Okay, so I am reading a book that goes well with what Spurgeon is saying right here: "The trouble is that, for the moment, error is having its own way in certain parts of the visible church, where better things once ruled; and, worse still, that good men will not see the evil, or, seeing it, wink at it, and imagine that it will do no very great deal of harm. It is ours to give warning of a danger which to us is manifest and alarming; and if the warning makes us the butt of ridicule, we must bear it."
You all have probably already read it. "A Serrated Edge: A brief defense of Biblical satire and Trinitarian skylarking." by Douglas Wilson.
If not, get it.
It reminds me of people like... Carla and Phil Johnson who "...put the conscience of another on the spit and roast it to a nutbrown discomfort."
Who flee from covering "all Scriptures with three layers of highgloss holyspeak varnish" and tell it like it is like a couple of "jolly Juvenalians".
For some weird reason, that is the kind of stuff I like to read. It makes me grow... sometimes uncomfortably out of my "zone"... my "bubble."
I read their stuff and "POP"... there goes my nice comfy bubble.
Keep it up. I have much to learn.

Donnie said...

Hear, hear Phil and Charles.

Carla said...

In case anyone was wondering about my earlier comment and assuming I'd lost my mind, let me assure you I have not.

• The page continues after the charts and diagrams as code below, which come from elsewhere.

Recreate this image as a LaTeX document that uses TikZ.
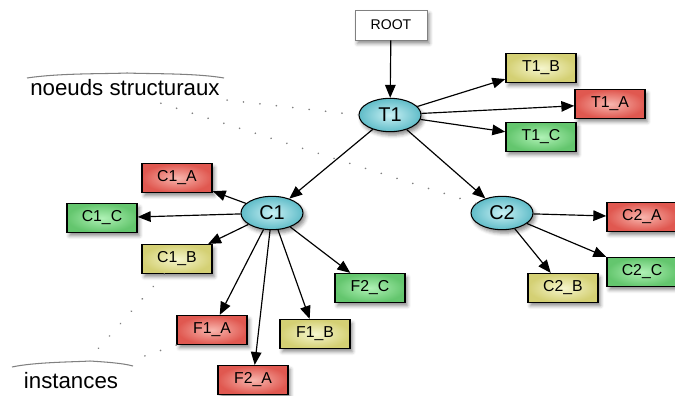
\documentclass[tikz,border=0pt]{standalone}
\usepackage{fontspec}
\setmainfont{Liberation Sans}
\usepackage{xcolor}
\usepackage{tikz}
\usetikzlibrary{positioning,calc,arrows.meta,shapes.geometric,shadows.blur}

\definecolor{rougein}{RGB}{248,182,174}
\definecolor{rougeout}{RGB}{224,88,80}
\definecolor{jaunein}{RGB}{246,246,206}
\definecolor{jauneout}{RGB}{212,208,116}
\definecolor{vertin}{RGB}{176,242,182}
\definecolor{vertout}{RGB}{100,198,110}
\definecolor{cyanin}{RGB}{200,240,244}
\definecolor{cyanout}{RGB}{96,188,200}

\begin{document}
\begin{tikzpicture}[x=0.03cm, y=-0.03cm,
	ombre/.style={blur shadow={shadow xshift=2pt, shadow yshift=-3pt, shadow blur radius=3pt, shadow opacity=45}},
	box/.style={rectangle, draw, line width=1.3pt, minimum width=2.1cm, minimum height=0.86cm, inner sep=0pt, font=\fontsize{13.5}{15}\selectfont, ombre},
	rouge/.style={box, inner color=rougein, outer color=rougeout},
	jaune/.style={box, inner color=jaunein, outer color=jauneout},
	vert/.style={box, inner color=vertin, outer color=vertout},
	noeud/.style={ellipse, draw, line width=0.9pt, minimum width=1.86cm, minimum height=1cm, inner sep=0pt, inner color=cyanin, outer color=cyanout, font=\fontsize{17}{19}\selectfont, ombre},
	fleche/.style={-{Triangle[length=11pt,width=9pt]}, line width=1pt},
	pointille/.style={gray, line width=1.5pt, dash pattern=on 0.1pt off 14pt, line cap=round},
	accolade/.style={gray, line width=0.9pt}]
	\useasboundingbox (0,0) rectangle (675,396);
	% racine et noeuds structuraux
	\node[box, fill=white, draw=gray, line width=0.6pt, minimum width=2.16cm, minimum height=0.9cm, font=\fontsize{12}{14}\selectfont] (root) at (391,25) {ROOT};
	\node[noeud] (T1) at (390,115) {T1};
	\node[noeud] (C1) at (272,213) {C1};
	\node[noeud] (C2) at (502,213) {C2};
	% instances
	\node[jaune] (T1_B) at (541,68) {T1\_B};
	\node[rouge] (T1_A) at (610,104) {T1\_A};
	\node[vert] (T1_C) at (541,137) {T1\_C};
	\node[rouge] (C1_A) at (177,178) {C1\_A};
	\node[vert] (C1_C) at (102,218) {C1\_C};
	\node[jaune] (C1_B) at (177,259) {C1\_B};
	\node[vert] (F2_C) at (370,288) {F2\_C};
	\node[rouge] (F1_A) at (212,330) {F1\_A};
	\node[jaune] (F1_B) at (315,334) {F1\_B};
	\node[rouge] (F2_A) at (253,380) {F2\_A};
	\node[rouge] (C2_A) at (642,217) {C2\_A};
	\node[vert] (C2_C) at (642,272) {C2\_C};
	\node[jaune] (C2_B) at (563,288) {C2\_B};
	% legendes
	\node[anchor=base, font=\fontsize{19}{21}\selectfont] (ns) at (125,96) {noeuds structuraux};
	\node[anchor=base, font=\fontsize{19}{21}\selectfont] (inst) at (71,388) {instances};
	\coordinate (ns1) at (160,103);
	\coordinate (ns2) at (226,100);
	\coordinate (in1) at (97,350);
	\coordinate (in2) at (130,361);
	\draw[accolade] (27,78) .. controls (60,73) and (105,74) .. (127,73) .. controls (150,74) and (195,73) .. (224,78);
	\draw[accolade] (12,367) .. controls (35,362) and (75,362) .. (90,361) .. controls (105,362) and (122,363) .. (133,366);
	\draw[pointille] (T1.west) -- (ns2);
	\draw[pointille] (C2.160) -- (ns1);
	\draw[pointille] (C1_B.-130) -- (in1);
	\draw[pointille] (F1_A.south west) -- (in2);
	% aretes
	\draw[fleche] (root) -- (T1);
	\draw[fleche] (T1) -- (T1_B);
	\draw[fleche] (T1) -- (T1_A);
	\draw[fleche] (T1) -- (T1_C);
	\draw[fleche] (T1) -- (C1);
	\draw[fleche] (T1) -- (C2);
	\draw[fleche] (C1) -- (C1_A);
	\draw[fleche] (C1) -- (C1_C);
	\draw[fleche] (C1) -- (C1_B);
	\draw[fleche] (C1) -- (F1_A);
	\draw[fleche] (C1) -- (F2_A);
	\draw[fleche] (C1) -- (F1_B);
	\draw[fleche] (C1) -- (F2_C);
	\draw[fleche] (C2) -- (C2_A);
	\draw[fleche] (C2) -- (C2_C);
	\draw[fleche] (C2) -- (C2_B);
\end{tikzpicture}
\end{document}
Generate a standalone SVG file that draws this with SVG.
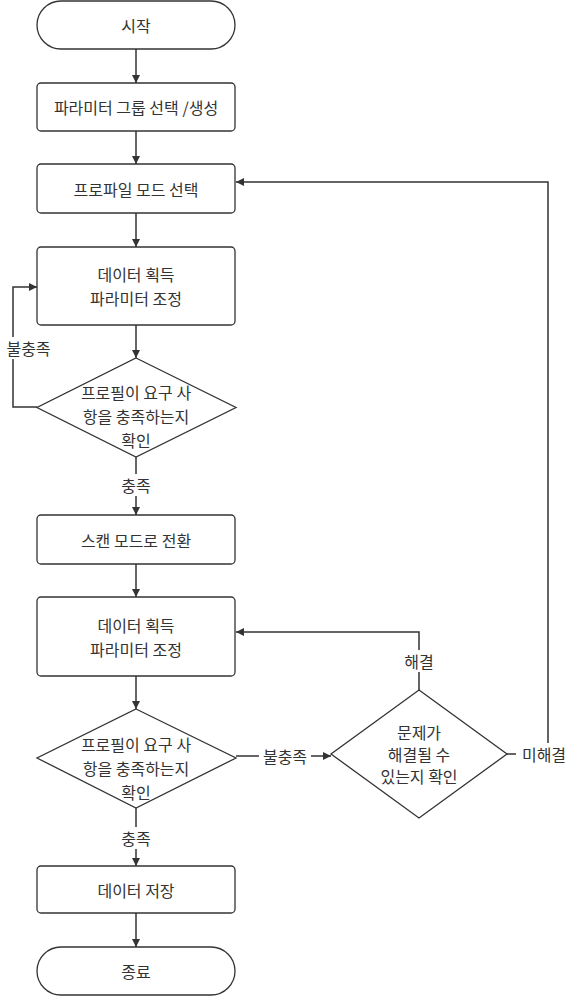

I honestly thought Phil's comment at the beginning of this post was an April Fools prank. And I fell for it - then once I realized it wasn't a prank, well you can imagine how goofy I feel.

Anyway, just wanted to clear that up. :o)

Phil Johnson said...

Carla,

So do y'all actually set your clocks forward in the spring? I thought once you got inside the arctic circle, you have 18 hours of daylight during the summer anyway.

Carla said...

Yes Phil, those folks within the circle that #cough# pay attention #cough# to such important things, actually do set their clocks ahead in the spring. :o)

CraigS said...

As David pointed out, this has been going on since Adam was a boy. The duties of a Christian don't change whether everyone is walking with him or not.

But it depends on where you are as well. My own country, Australia, has always been hard-hearted toward spiritual matters. But there is evidence that something of an awakening is happening. Religion, God and Christ are mentioned in the newspapers in ways that would have been unimaginable 15 years ago.

And, of course, the gospel in Africa, Asia and South America is making huge inroads. There is much to be optimistic about.